Quelques centaines de mètres plus loin c’est le portrait d’une vieille dame, appelée Mira, qui m’interpelle. Cette fresque a été réalisée en 2019, au pochoir, par Daniel Eime et on a l’étrange sensation que cette femme est là depuis toujours dans le quartier populaire et plein de charme de la Ribeira. Gardienne des lieux, elle fait partie du paysage de Porto.

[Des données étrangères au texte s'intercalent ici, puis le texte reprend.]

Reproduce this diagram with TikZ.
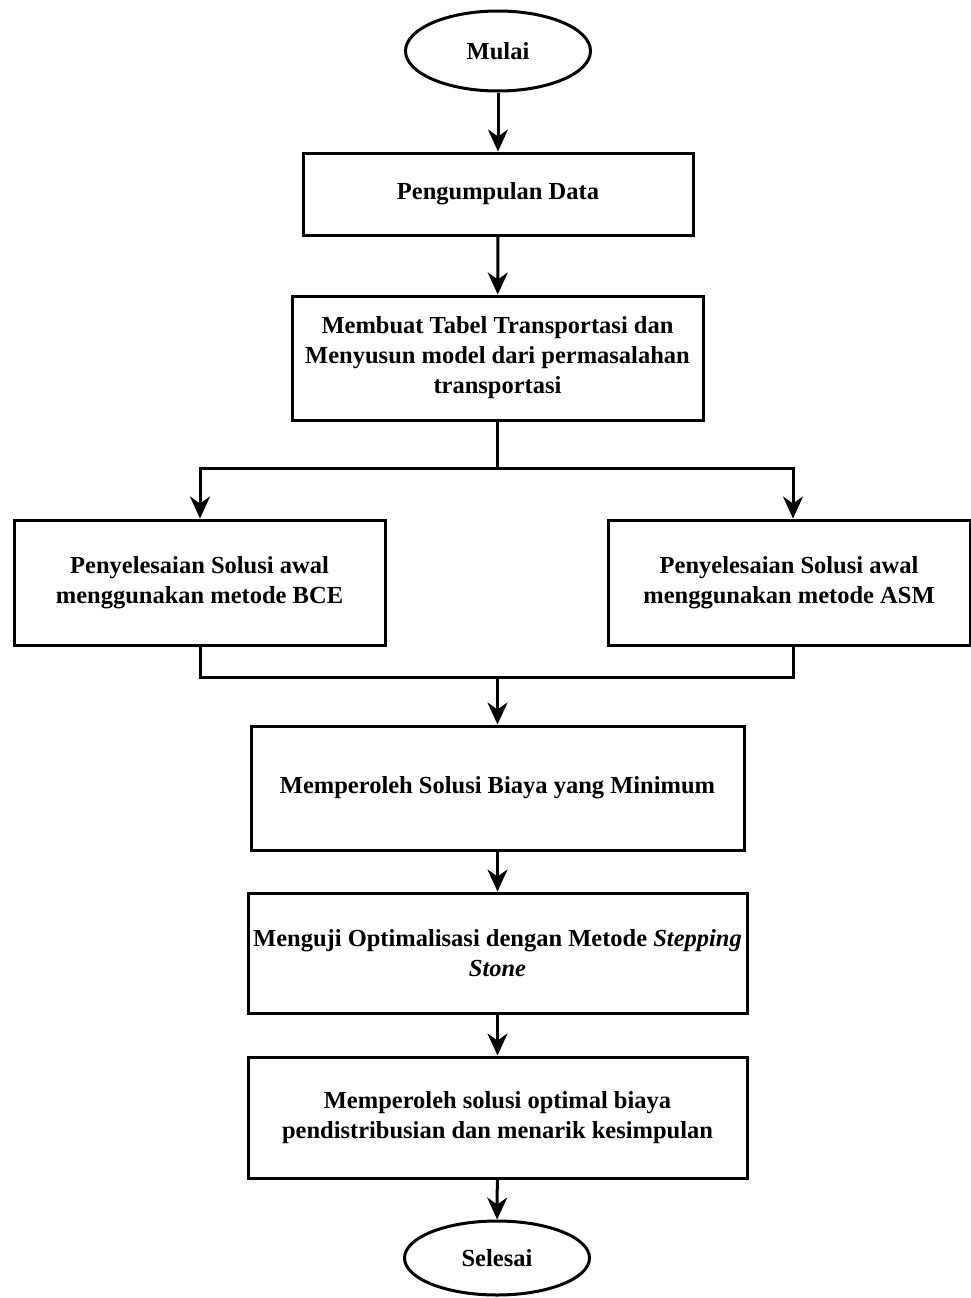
\documentclass[tikz,border=0pt]{standalone}
\usepackage{fontspec}
\setmainfont{Liberation Serif}
\usetikzlibrary{arrows.meta,shapes.geometric}
\begin{document}
\begin{tikzpicture}[x=1pt,y=1pt,
  every node/.style={font=\fontsize{24.5}{30}\selectfont\bfseries, align=center, inner sep=0pt},
  proc/.style={draw, line width=3pt, minimum width=#1, rectangle},
  term/.style={draw, line width=3pt, ellipse},
  conn/.style={line width=3pt},
  arr/.style={line width=3pt, -{Stealth[length=22pt,width=20pt,inset=7pt]}}
]
\useasboundingbox (0,0) rectangle (971,-1298);
\node[term, minimum width=185pt, minimum height=80pt] (start) at (498,-51) {Mulai};
\node[proc=390pt, minimum height=82pt] (b1) at (498,-194) {Pengumpulan Data};
\node[proc=411pt, minimum height=124pt] (b2) at (497.5,-358) {Membuat Tabel Transportasi dan\\Menyusun model dari permasalahan\\transportasi};
\node[proc=371pt, minimum height=125pt] (bl) at (199.5,-582.5) {Penyelesaian Solusi awal\\menggunakan metode BCE};
\node[proc=362pt, minimum height=125pt] (br) at (789,-582.5) {Penyelesaian Solusi awal\\menggunakan metode ASM};
\node[proc=493pt, minimum height=124pt] (b4) at (497.5,-788) {Memperoleh Solusi Biaya yang Minimum};
\node[proc=499pt, minimum height=120pt] (b5) at (497.5,-953) {Menguji Optimalisasi dengan Metode \textit{Stepping}\\\textit{Stone}};
\node[proc=499pt, minimum height=121pt] (b6) at (497.5,-1117.5) {Memperoleh solusi optimal biaya\\pendistribusian dan menarik kesimpulan};
\node[term, minimum width=185pt, minimum height=74pt] (end) at (497,-1258) {Selesai};

\coordinate (split) at (497.5,-468);
\coordinate (join) at (497.5,-677);

\draw[arr] (start) -- (b1);
\draw[arr] (b1) -- (b2);
\draw[conn] (b2.south) -- (split);
\draw[arr] (split) -| ([xshift=0.5pt]bl.north);
\draw[arr] (split) -| ([xshift=4pt]br.north);
\draw[conn] ([xshift=0.5pt]bl.south) |- (join);
\draw[conn] ([xshift=4pt]br.south) |- (join);
\draw[arr] (join) -- (b4);
\draw[arr] (b4) -- (b5);
\draw[arr] (b5) -- (b6);
\draw[arr] (b6) -- (end);
\end{tikzpicture}
\end{document}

Dans une ville en complète mutation et je ne mâche pas mes mots car les travaux dont se plaignent les parisiens ne sont que détail à côté de ce qui se passe à Porto… donc dans cette ville, on a l’étrange sensation que ces visages sont les gardiens du temple… Qu’ils veillent à ce que le charme désuet de Porto ne s’évanouisse pas sous les coups des pelleteuses, bétonneuses et autres engins abominablement bruyants ! Il en est de même pour ce vieil homme qui accueille les touristes au bout du majestueux pont Dom-Luís réalisé par Théophile Seyrig, disciple d’Eiffel. Un pont aussi immense – 400 mètres de long – que vertigineux – 60 mètres de hauteur-, qui se termine par cette main réconfortante qui s’efface inexorablement avec le temps.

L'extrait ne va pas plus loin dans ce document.